“[a amizade é] sumamente necessária a vida. Porque sem amigos ninguém escolheria viver, ainda que possuísse todos os outros bens. E acredita-se, mesmo, que os ricos e aqueles que exercem autoridade e poder são os que mais precisam de amigos; pois de que serve tanta prosperidade sem um ensejo de fazer bem, se este se faz principalmente e sob a forma mais louvável aos amigos? Ou como se pode manter e salvaguardar a prosperidade sem amigos? Quanto maior é ela, mais perigos corre.
Por outro lado, na pobreza e nos demais infortúnios os homens pensam que os amigos são o seu único refúgio. A amizade também ajuda os jovens afastar-se do erro, e aos mais velhos, atendendo-lhes às necessidades e suprindo as atividades que declinam por efeito dos anos. Aos que estão no vigor da idade ela estimula à prática de nobres ações, pois na companhia de amigos – dois que andam juntos – os homens são mais capazes tanto de agir como de pensar.
(...) Não é ela, contudo, apenas necessária, mas também nobre, porquanto louvamos os que amam os seus amigos e considera-se uma bela coisa ter muitos deles. E pensamos, por outro lado, que as mesmas pessoas são homens bons e amigos.

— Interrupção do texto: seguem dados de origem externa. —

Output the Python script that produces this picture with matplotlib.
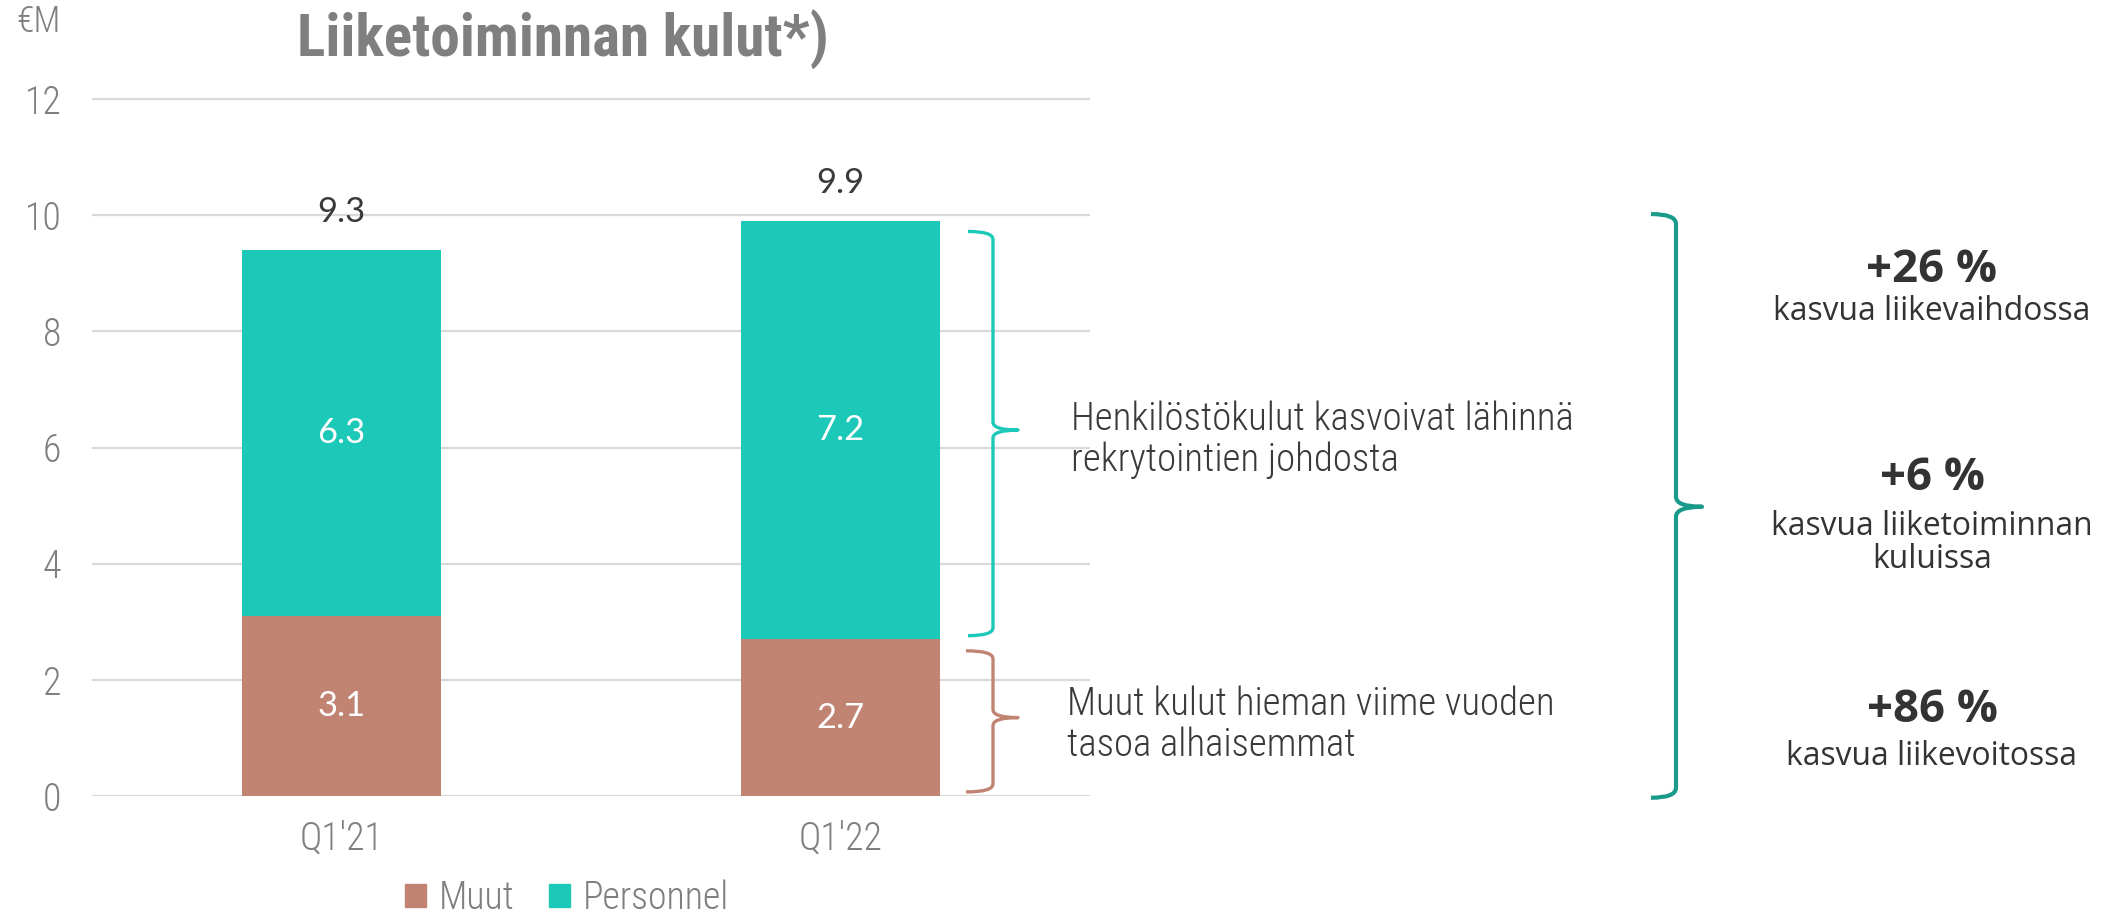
import numpy as np
import matplotlib
matplotlib.use("Agg")
import matplotlib.pyplot as plt
from matplotlib import font_manager as fm
from matplotlib.path import Path
from matplotlib.patches import PathPatch, Patch
from matplotlib.transforms import Affine2D

# ---------------- data ----------------
categories = ["Q1'21", "Q1'22"]
muut = [3.1, 2.7]
personnel = [6.3, 7.2]
total_labels = [9.3, 9.9]
yticks = [0, 2, 4, 6, 8, 10, 12]
series_names = ["Muut", "Personnel"]

title = "Liiketoiminnan kulut*)"
unit = "€M"
note_personnel = "Henkilöstökulut kasvoivat lähinnä\nrekrytointien johdosta"
note_muut = "Muut kulut hieman viime vuoden\ntasoa alhaisemmat"
kpi_values = ["+26 %", "+6 %", "+86 %"]
kpi_texts = ["kasvua liikevaihdossa", "kasvua liiketoiminnan\nkuluissa", "kasvua liikevoitossa"]

# ---------------- fonts ----------------
_names = {f.name for f in fm.fontManager.ttflist}


def pick(*cands):
    for c in cands:
        if c in _names:
            return c
    return "DejaVu Sans"


COND = pick("Roboto Condensed", "PT Sans Narrow", "Fira Sans Condensed", "IBM Plex Sans Condensed",
            "Barlow Semi Condensed")
GEO = pick("Lato", "Open Sans", "Noto Sans")
KPI = pick("Open Sans", "Lato", "Noto Sans")
CK = dict(family=COND, fontstretch="condensed")

# ---------------- style ----------------
C_MUUT = "#C18472"
C_PERS = "#1CC8B8"
C_BRACE = "#1A9A8B"
C_GRID = "#D9D9D9"
C_GREY = "#7F7F7F"
C_DARK = "#3A3A3A"

W, H = 2113, 913
fig = plt.figure(figsize=(W / 100, H / 100), dpi=100)
renderer = fig.canvas.get_renderer()
ax = fig.add_axes([92 / W, 117 / H, 998 / W, 12.3 * 58.08 / H])


def fit(t, target_w):
    w = t.get_window_extent(renderer).width
    t.set_fontsize(t.get_fontsize() * target_w / w)
    return t


def fitted_size(s, target_w, **kw):
    p = fig.text(0, 0, s, fontsize=20, **kw)
    fit(p, target_w)
    size = p.get_fontsize()
    p.remove()
    return size


x = np.arange(len(categories))
bw = 0.4
ax.bar(x, muut, bw, color=C_MUUT, label=series_names[0], zorder=3)
ax.bar(x, personnel, bw, bottom=muut, color=C_PERS, label=series_names[1], zorder=3)

ax.set_xlim(-0.5, 1.5)
ax.set_ylim(0, 12.3)
ax.set_yticks(yticks)
ax.set_xticks(x)
ax.set_xticklabels(categories)
ax.grid(axis="y", color=C_GRID, lw=1.6, zorder=0)
ax.set_axisbelow(True)
for s in ax.spines.values():
    s.set_visible(False)

tick_size = fitted_size("Q1'21", 84, fontweight="light", **CK)
ax.tick_params(axis="y", length=0, pad=22, labelsize=tick_size, labelcolor=C_GREY)
ax.tick_params(axis="x", length=0, pad=17, labelsize=tick_size, labelcolor=C_GREY)
for lab in ax.get_yticklabels() + ax.get_xticklabels():
    lab.set_fontfamily(COND)
    lab.set_fontstretch("condensed")
    lab.set_fontweight("light")

# segment labels
val_size = fitted_size("9.3", 48, family=GEO)
for xi, m, p, t in zip(x, muut, personnel, total_labels):
    ax.text(xi, m / 2, f"{m:.1f}", ha="center", va="center", color="white",
            fontsize=val_size, family=GEO)
    ax.text(xi, m + p / 2, f"{p:.1f}", ha="center", va="center", color="white",
            fontsize=val_size, family=GEO)
    ax.text(xi, m + p + 0.65, f"{t:.1f}", ha="center", va="center", color=C_DARK,
            fontsize=val_size, family=GEO)

# title and unit
tt = fig.text(563 / W, 1 - 40 / H, title, ha="center", va="center", fontsize=40,
              fontweight="bold", color=C_GREY, **CK)
fit(tt, 531)
fig.text(16 / W, 1 - 22 / H, unit, ha="left", va="center", fontsize=tick_size * 0.95,
         fontweight="light", color=C_GREY, **CK)

# legend
handles = [Patch(color=C_MUUT, label=series_names[0]), Patch(color=C_PERS, label=series_names[1])]
leg = fig.legend(handles=handles, loc="center", bbox_to_anchor=(567 / W, 1 - 898 / H),
                 ncol=2, frameon=False, handlelength=0.55, handleheight=0.55,
                 handletextpad=0.35, columnspacing=0.9, borderpad=0.0, borderaxespad=0.0,
                 prop={"family": COND, "stretch": "condensed", "weight": "light", "size": tick_size})
for t in leg.get_texts():
    t.set_color(C_GREY)


def data_to_px_y(v):
    disp = ax.transData.transform((0, v))[1]
    return H - disp * (H / fig.bbox.height)


pxtr = Affine2D().scale(1 / W, -1 / H).translate(0, 1) + fig.transFigure


def brace(x_end, x_v, x_tip, y_top, y_tip, y_bot, color, lw, r=8):
    verts = [
        (x_end, y_top), (x_v, y_top), (x_v, y_top + r),
        (x_v, y_tip - r), (x_v, y_tip), (x_tip, y_tip),
        (x_v, y_tip), (x_v, y_tip + r),
        (x_v, y_bot - r), (x_v, y_bot), (x_end, y_bot),
    ]
    codes = [Path.MOVETO, Path.CURVE3, Path.CURVE3,
             Path.LINETO, Path.CURVE3, Path.CURVE3,
             Path.CURVE3, Path.CURVE3,
             Path.LINETO, Path.CURVE3, Path.CURVE3]
    patch = PathPatch(Path(verts, codes), fill=False, edgecolor=color, lw=lw,
                      transform=pxtr, capstyle="butt", joinstyle="round")
    fig.add_artist(patch)


# personnel brace (Q1'22 personnel segment)
top2 = muut[1] + personnel[1]
brace(968, 993, 1018, data_to_px_y(top2 - 0.18), data_to_px_y(muut[1] + personnel[1] / 2),
      data_to_px_y(muut[1] + 0.06), C_PERS, 2.4)
# muut brace
brace(966, 993, 1018, data_to_px_y(muut[1] - 0.2), data_to_px_y(muut[1] / 2),
      data_to_px_y(0.07), C_MUUT, 2.4)
# big brace
brace(1651, 1676, 1702, data_to_px_y(10.02), data_to_px_y(4.98), data_to_px_y(-0.03),
      C_BRACE, 3.0, r=10)

# notes
n1 = fig.text(1071 / W, 1 - 440 / H, note_personnel, ha="left", va="center", fontsize=26,
              fontweight="light", color=C_DARK, linespacing=1.12, **CK)
fit(n1, 503)
n2 = fig.text(1067 / W, 1 - 725 / H, note_muut, ha="left", va="center", fontsize=n1.get_fontsize(),
              fontweight="light", color=C_DARK, linespacing=1.12, **CK)

# KPI texts
kpi_size = fitted_size(kpi_values[0], 131, family=KPI, fontweight="bold")
sub_size = fitted_size(kpi_texts[0], 316, family=KPI)
kpi_val_y = [270, 478, 710]
kpi_txt_y = [312, 543, 756]
for v, t, yv, yt in zip(kpi_values, kpi_texts, kpi_val_y, kpi_txt_y):
    fig.text(1932 / W, 1 - yv / H, v, ha="center", va="center", fontsize=kpi_size,
             fontweight="bold", family=KPI, color="#333333")
    fig.text(1932 / W, 1 - yt / H, t, ha="center", va="center", fontsize=sub_size,
             family=KPI, color="#333333", linespacing=1.0)

fig.savefig("out.png", dpi=100)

Ora, certos pontos atinentes à amizade são matéria de debate. Alguns a definem como uma espécie de afinidade e dizem que as pessoas semelhantes são amigas, donde os aforismos “igual com igual”, “cada ovelha com sua parelha”, etc.; outros, pelo contrário, dizem que “dois do mesmo ofício nunca estão de acordo”. E investigam esta questão buscando causas mais profundas e mais físicas, dizendo Eurípedes que “a terra resseca ama a chuva, e o majestoso céu, quando prenhe de chuva, adora cair sobre a terra”, e Heráclito: “o que se opõe é que ajuda” e “de notas diferentes nasce a melodia mais bela”, e ainda: “todas as coisas são geradas pela luta”; ao passo que Empédocles, juntamente com outros, exprime a opinião contrária de que o semelhante busca o semelhante.
(...) Existem três espécies de amizade, como dissemos no começo de nossa investigação, e com respeito a cada uma delas alguns são amigos em termos de igualdade e outros em virtude de uma superioridade (pois não só homens igualmente bons podem tornar-se amigos, mas um homem melhor pode fazer amizade com outro pior, e também nas amizades eu se baseiam no prazer ou na utilidade os amigos podem ser iguais ou desiguais quanto aos benefícios que conferem).

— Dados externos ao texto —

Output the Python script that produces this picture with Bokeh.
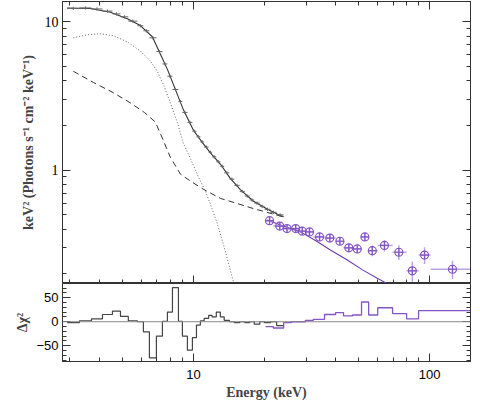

(...) Também se discute sobre se o homem feliz necessita ou não de amigos. Diz-se que os que são sumamente felizes e autossuficientes não precisam deles, pois tais pessoas possuem tudo que é bom e, autossuficientes como são, dispensam o resto; enquanto um amigo, que é um outro “eu”, provê o que um homem não pode conseguir pelos seus próprios esforços. Daí as palavras: “quando a fortuna nos sorri, para que precisamos de amigos?”
Mas parece estranho, quando se atribui tudo o que é bom ao homem feliz, recusar-lhe amigos, que são considerados os maiores bens exteriores. E, se é mais próprio de um amigo fazer bem a outrem do que ser beneficiado, e se dispensar benefícios é característico do homem bom e da virtude, e é mais nobre fazer bem a amigos do que a estranhos, o homem bom necessitará de pessoas a quem possa fazer bem. E por esta razão se pergunta se necessitamos mais de amigos na prosperidade ou na adversidade, subentendendo que não só um homem na adversidade precisa de quem lhe confira benefícios, mas também os prósperos necessitam ter a quem fazer bem.
Não menos estranho seria fazer do homem sumamente feliz um solitário, pois ninguém escolheria a posse do mundo inteiro sob a condição de viver só, já que o homem é um ser político e está em sua natureza o viver em sociedade.
(...) Em conclusão, a presença de amigos parece ser desejável em todas as circunstâncias.
Trechos selecionados de Ética a Nicômaco, de Aristóteles.